Because the slope and wall height varied, the resulting shear demand in each pile varied widely. It was necessary to mobilize the resistance in all the piles effectively, not just the front row of piles. In some areas, it was more effective to have piles in front of the wall, with a pile cap assisting with load transfer between the piles. In other areas, it was more efficient to have the piles below the MSE wall and an aggregate load transfer platform between the pile and the wall. (In some areas, due to space constraints and the heavy load demand, the latter approach was the only option.)
The winning bid for the CFA pile stabilization system totaled about $3.6 million. Costs for drilled shaft alternatives were about $4.7 million, so the CFA represented about $1.1 million in construction cost savings to the federal government.
The Execution: A Specialized Construction Approach
CFA piles are typically installed through soft soils with partial depth reinforcing cages. To our knowledge, no one has installed CFA piles in such hard material, so deep, with full length cages anywhere in the US. There were some doubts if it could be done – which is why the drilled shaft alternative was developed.

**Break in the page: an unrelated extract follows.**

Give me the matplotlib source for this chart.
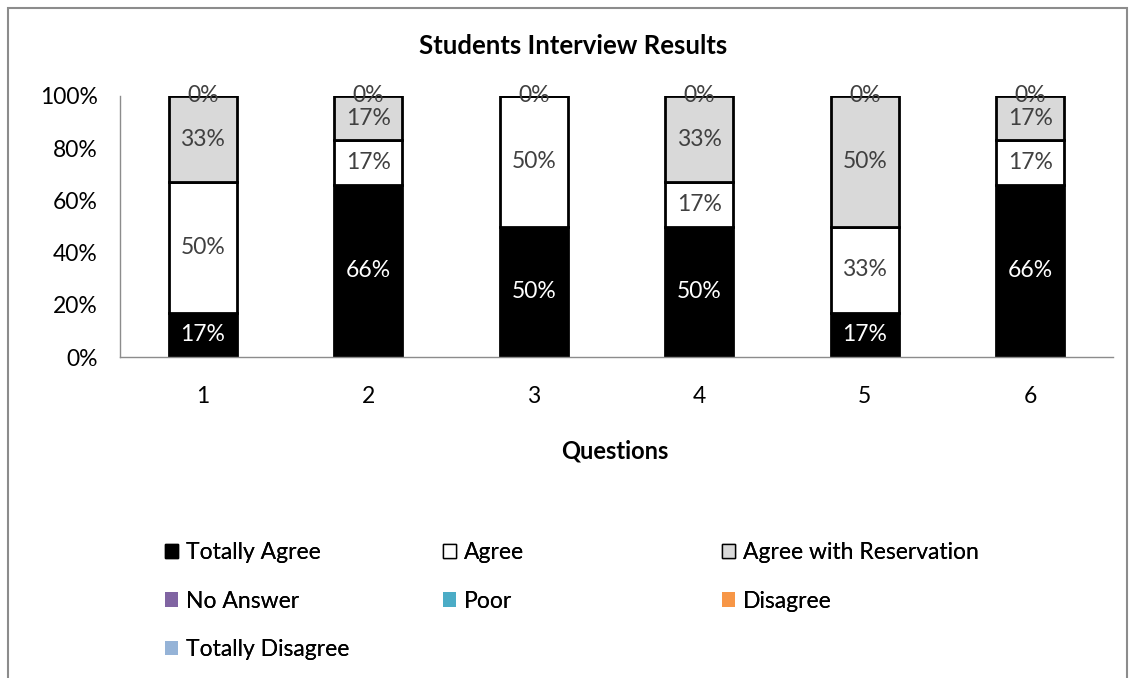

Prior to construction, several contractors expressed concerns over the ability to auger through such hard clay (N values greater than 100) and wet-stick full-length cages. During construction, we found that the drill rigs were able to drill through the clay without an issue. However, some issues with the grout were encountered, as the grout would “pack” and densify, causing wet-sticking on the cages near the bottom of the shaft.
Through onsite observation and testing, we determined that grout pressures were spiking to much higher pressures than were expected. Our investigation concluded that this was due to the hard clay not expanding under pressure and preventing the grout from escaping past the augers. In our case, we did not need grout pressure to provide expansion of the surrounding clay. This is typically done to achieve greater side friction axial capacity, no axial capacity was needed for the stabilization piles. Through the use of specific grout additives and by limiting the grout pump pressures, the contractor was able to eliminate this occurrence and successfully install the piles.
There were also several cases of “communication” between a pile being grouted and a recently grouted pile about 6 diameters away. We realized that this was caused by the high grout pressures and the presence of existing fractures in the clay that allowed the grout to travel between the piles. Reducing the grout pump pressure also eliminated this problem.
Because the loading demand was shear and not axial, load testing could not be performed to evaluate the effectiveness of the piles. This made construction quality control absolutely critical. We provided observation and testing services during installation that allowed us to detect issues quickly and resolve them in the field. Integrity testing was performed on the piles using thermal integrity profiling, which was very effective. Testing and observation indicated all piles were successfully installed with sufficient cover and grout uniformity. The hard clay helped with maintaining hole stability with minimal bulging or necking, helping to avoid issues with concrete cover over the cages, or grout washout from groundwater intrusion.